The resource input–output efficiency was high in provinces belonging to the group with low water and energy consumption and high gross regional product, such as Beijing and Fujian. On the contrary, the resource input–output efficiency was low in provinces belonging to the group with high water and energy consumption and low gross regional product, such as Xinjiang and Inner Mongolia. Measures, including changing regional production and consumption patterns, increasing water and energy resource use efficiency and improving resource-saving awareness, should be taken [32,67]. Moreover, the focus of different regions may be different. For the provinces whose economic level was higher than the average value of China, if it was located in the high water-low energy consumption quadrant, then the water consumption should be its focus in the future; if it was located in the low water-high energy consumption quadrant, then energy consumption should be on the focus. In addition to solutions from a local perspective, the virtual water and energy product trades may relieve regional resource pressure to some extent by using the resources in other areas to produce the products we need, while the possible influences to the environment, economy and other aspects should be considered simultaneously [68,69,70,71,72].

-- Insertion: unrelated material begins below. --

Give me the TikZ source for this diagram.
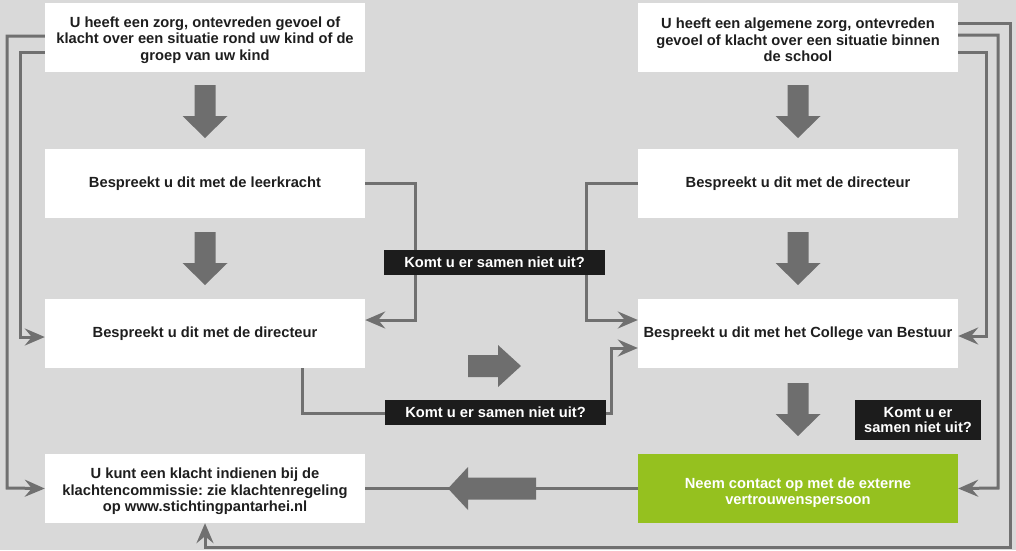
\documentclass[tikz,border=0pt]{standalone}
\usepackage{fontspec}
\setmainfont{Liberation Sans}
\usetikzlibrary{arrows.meta}
\frenchspacing
\definecolor{bgc}{HTML}{D9D9D9}
\definecolor{linec}{HTML}{707070}
\definecolor{blkc}{HTML}{6E6E6E}
\definecolor{txtc}{HTML}{1E1E1E}
\definecolor{labc}{HTML}{1C1C1C}
\definecolor{grc}{HTML}{95C11F}
\newcommand\TopStrut[1]{\rule{0pt}{#1}}
\begin{document}
\begin{tikzpicture}[x=1pt,y=-1pt,
  txt/.style={font=\fontsize{14.7}{16.5}\selectfont\bfseries\frenchspacing, align=center, inner sep=0pt},
  box/.style={txt, fill=white, text=txtc, minimum width=320pt, minimum height=69pt},
  greenbox/.style={txt, font=\fontsize{14.7}{16}\selectfont\bfseries\frenchspacing, fill=grc, text=white, minimum width=320pt, minimum height=69pt},
  lab/.style={txt, font=\fontsize{14.7}{15.5}\selectfont\bfseries\frenchspacing, fill=labc, text=white, minimum height=25pt},
  conn/.style={draw=linec, line width=3pt, -{Stealth[length=20pt,width=17pt,inset=7pt]}},
  plainline/.style={draw=linec, line width=3pt},
  blk/.style={fill=blkc},
  downarr/.pic={\fill[blk] (-10.5,0) -- (10.5,0) -- (10.5,31) -- (22.5,31) -- (0,53) -- (-22.5,31) -- (-10.5,31) -- cycle;},
  rightarr/.pic={\fill[blk] (0,-11) -- (30,-11) -- (30,-21) -- (53,0) -- (30,21) -- (30,11) -- (0,11) -- cycle;},
  leftarr/.pic={\fill[blk] (0,0) -- (20,-21.5) -- (20,-11) -- (88,-11) -- (88,11) -- (20,11) -- (20,21.5) -- cycle;}
]
\fill[bgc] (0,0) rectangle (1016,550);

% boxes
\node[box] (b1L) at (205,37.5) {\TopStrut{16pt}U heeft een zorg, ontevreden gevoel of\\klacht over een situatie rond uw kind of de\\groep van uw kind};
\node[box] (b2L) at (205,183.5) {Bespreekt u dit met de leerkracht};
\node[box] (b3L) at (205,333.5) {Bespreekt u dit met de directeur};
\node[box] (b4L) at (205,488.5) {\TopStrut{16.5pt}U kunt een klacht indienen bij de\\klachtencommissie: zie klachtenregeling\\op www.stichtingpantarhei.nl};
\node[box] (b1R) at (798,37.5) {\TopStrut{16pt}U heeft een algemene zorg, ontevreden\\gevoel of klacht over een situatie binnen\\de school};
\node[box] (b2R) at (798,183.5) {Bespreekt u dit met de directeur};
\node[box] (b3R) at (798,333.5) {Bespreekt u dit met het College van Bestuur};
\node[greenbox] (gr) at (798,488.5) {\TopStrut{19pt}Neem contact op met de externe\\vertrouwenspersoon};

% connectors
\draw[conn] ([yshift=1.5]b1L.west) -| (7,488) -- (b4L.west);
\draw[conn] ([yshift=-14.5]b1L.west) -| (20,337) -- ([yshift=-3.5]b3L.west);
\draw[conn] (b2L.east) -| (415,320) -- ([yshift=13.5]b3L.east);
\draw[conn] (b2R.west) -| (586,320) -- ([yshift=13.5]b3R.west);
\draw[conn] ([xshift=97]b3L.south) |- (611,413) |- ([yshift=-14.5]b3R.west);
\draw[conn] ([yshift=14.5]b1R.east) -| (1010,547) -| (b4L.south);
\draw[conn] ([yshift=2.5]b1R.east) -| (998,488) -- (gr.east);
\draw[conn] ([yshift=-14.5]b1R.east) -| (986,336) -- ([yshift=-2.5]b3R.east);
\draw[plainline] (gr.west) -- (b4L.east);

% block arrows
\pic at (205,85) {downarr};
\pic at (205,232) {downarr};
\pic at (798,85) {downarr};
\pic at (798,232) {downarr};
\pic at (798,383) {downarr};
\pic at (468,366) {rightarr};
\pic at (448,488.5) {leftarr};

% labels
\node[lab, minimum width=221pt] (l1) at (494.5,262.5) {Komt u er samen niet uit?};
\node[lab, minimum width=221pt] (l2) at (495.5,412.5) {Komt u er samen niet uit?};
\node[lab, minimum width=126pt, minimum height=40pt] (l3) at (918,420) {Komt u er\\samen niet uit?};
\end{tikzpicture}
\end{document}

In this paper, the calculations of water footprint and energy footprint were mainly based on secondary data coming from the government’s published statistical material. Other resources, except water and energy were mentioned in this study, and the impacts of climate changes should be included in future studies of sustainable development.

5. Conclusions

The water and energy footprints of different provinces of China were analyzed, considering regional economic levels. The following conclusions were obtained:

Xinjiang had the largest water footprint and the largest water footprint per capita, and about 1/3 provinces of China had water consumption more than 10×10⁹ m³. Compared with other sectors, the water footprint of agriculture was much larger. Change of the consumption pattern for each inhabitant, adoption of water-saving and technology, and an increase to water-saving awareness would be helpful to decrease regional water consumption.

About 1/3 of the energy footprint in China occurs in Shandong, Inner Mongolia, Shanxi, Jiangsu and Hebei, and Sichuan had the smallest energy footprint per capita. Coal occupied the largest proportion in the energy footprint of the top five energy footprint provinces. It would be helpful for sustainable development to increase energy use efficiency and to invest in renewable and clean energy.

The resource input–output efficiencies in Beijing and Fujian were high, while those of Xinjiang and Inner Mongolia were low, considering water consumption, energy consumption and gross regional product. From a local perspective, increasing resource use efficiency and resource-saving awareness should be taken. From an external perspective, the virtual water and energy product trades may relieve regional resource pressure to some extent, while possible ways to influence them should be considered.